Song
- Released: 1973
- Recorded: c. 1967–68
- Genre: Psychedelia; acid folk; avant-garde;
- Length: 3:09

= Peace of Mind (unidentified song) =

"Peace of Mind" (also known as "The Candle Burns") is the title given to a song of unknown origin by an unknown artist that some bootleg recordings have listed as being made by the Beatles in 1967. The song has the sound quality of a home-produced demo, and was supposedly recovered from a rubbish container at Apple Corps headquarters in 1970.

==History==
The song first appeared credited as "Peace of Mind" on vinyl bootlegs of Beatles' material in 1973, including Peace of Mind and Supertracks, both issued by ContraBand Music. Over the next decade it was included on more than a dozen bootlegs, sometimes using the title "The Candle Burns".

Little to no information is known about the song, but a very popular theory was the recording was reported to have been "found in the Apple trash can in 1970."

===Possible Beatles origin===
In the 1975 Beatles discography All Together Now, the song was classified as a Beatles studio outtake from mid-1967 with "intriguing lyrics woven around very complicated beat changes." Later speculation suggested that it was a demo made at home, presumably by John Lennon with George Harrison and possibly Paul McCartney, using a Brenell tape recorder that each Beatle owned. The recording date has been placed as early as 1966 (reflecting the early psychedelia of some Revolver songs) or as late as 1968 (based on similarities to the guitar style on "Dear Prudence"). If the lyrics are interpreted as describing an LSD experience, the phrase "lately has been banned" places the song's origin no earlier than August 1966 when LSD became a prohibited drug in Britain.

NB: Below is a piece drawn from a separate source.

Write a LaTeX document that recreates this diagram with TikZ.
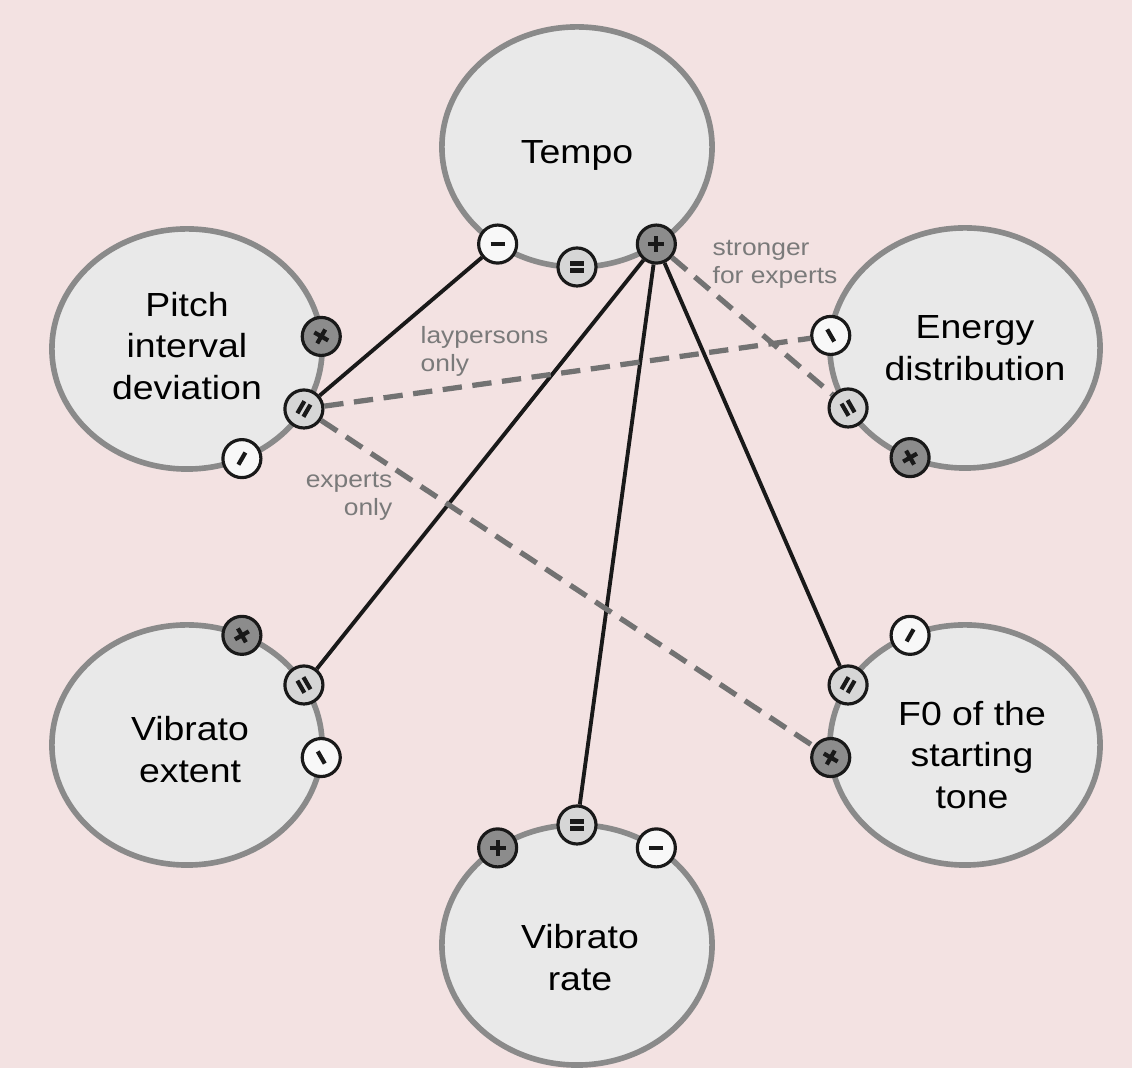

Evidence for a Beatles connection include the song's vocals, instrumentation, lyrical content, and recording techniques. The two most prominent singers' voices "are credibly close to George's and John's," while some also perceive the voice of Paul among the three-part harmonising. In addition to the "Dear Prudence" guitar style, a sitar is heard toward the end of the song, a favourite instrument of Harrison. Lyrically, the song is reminiscent of other Lennon output from that era, such as "Tomorrow Never Knows" and "She Said She Said", although Harrison has also been mentioned as its possible songwriter. Indeed, on the bootleg "Day Tripping," the song is attributed to Harrison (with possible involvement from Donovan, Mike Love, and others) and given the name "Pink Litmus Shirt," a reference to spurious Beatles song "Pink Litmus Paper Shirt."

The song utilises recording techniques that were also used in the Beatles' studio work. The song begins with humming and an arrangement of vocable singing which are overdubbed in reverse. Just before the end of the second verse, vari-speed is used to increase the pitch and tempo. Vari-speed is used again near the end of the third verse, and a backwards portion of the lyrics is overdubbed over the instrumental coda.

Many experts on unreleased Beatles recordings are unconvinced. Both Mark Lewisohn (The Complete Beatles Chronicle) and Doug Sulpy (The 910's Guide to The Beatles' Outtakes) completely ignore the song in their books. Richie Unterberger (The Unreleased Beatles: Music & Film) allows for a slight possibility of a Beatles origin, stating: "Unless some surprising proof is unearthed, it must be assumed that 'Peace of Mind' is not the Beatles—though not beyond the shadow of a doubt." John Winn, author of several books documenting Beatles recordings, was asked his opinion about the song and was quoted as replying: "The only surprising thing about this is that so many people still believe it might have a Beatles connection, despite the fact that no evidence of such a title has turned up in the EMI tape log, the Lennon home archive, the 80 hours of 'Get Back' sessions, copyright records, any written documentation, or any interview (Paul, Ringo, and George Martin have all been asked about 'Peace Of Mind' and/or 'The Candle Burns' and it didn't ring a bell with any of them). I would bet my entire collection that it's not a Beatle recording."

The cover of 20x4 (1978) – another bootleg album containing "Peace of Mind".

===Other possible origins===
A number of other theories about the song's origin have been proposed. Some have judged it "merely some stoned bootleggers with a tape recorder and too much time on their hands." Others have considered it a demo by the late Syd Barrett, founding member of Pink Floyd, with the song even appearing on some bootlegs of Pink Floyd material. The song has also been suggested to be the work of The Pretty Things, who, like Pink Floyd, were recording in Abbey Road Studios in 1967 while the Beatles were there making Sgt. Pepper's Lonely Hearts Club Band.

One theory suggests that rather than being found in the Apple trash, the song was actually an outtake from the group Trash who recorded for Apple Records. Finally, since Apple was flooded with demo tapes after a 1968 ad campaign, it could be just what would be expected in the trash at Apple Records: a rejected demo from one of countless hopeful bands, whose members abandoned their musical aspirations long before the track became public.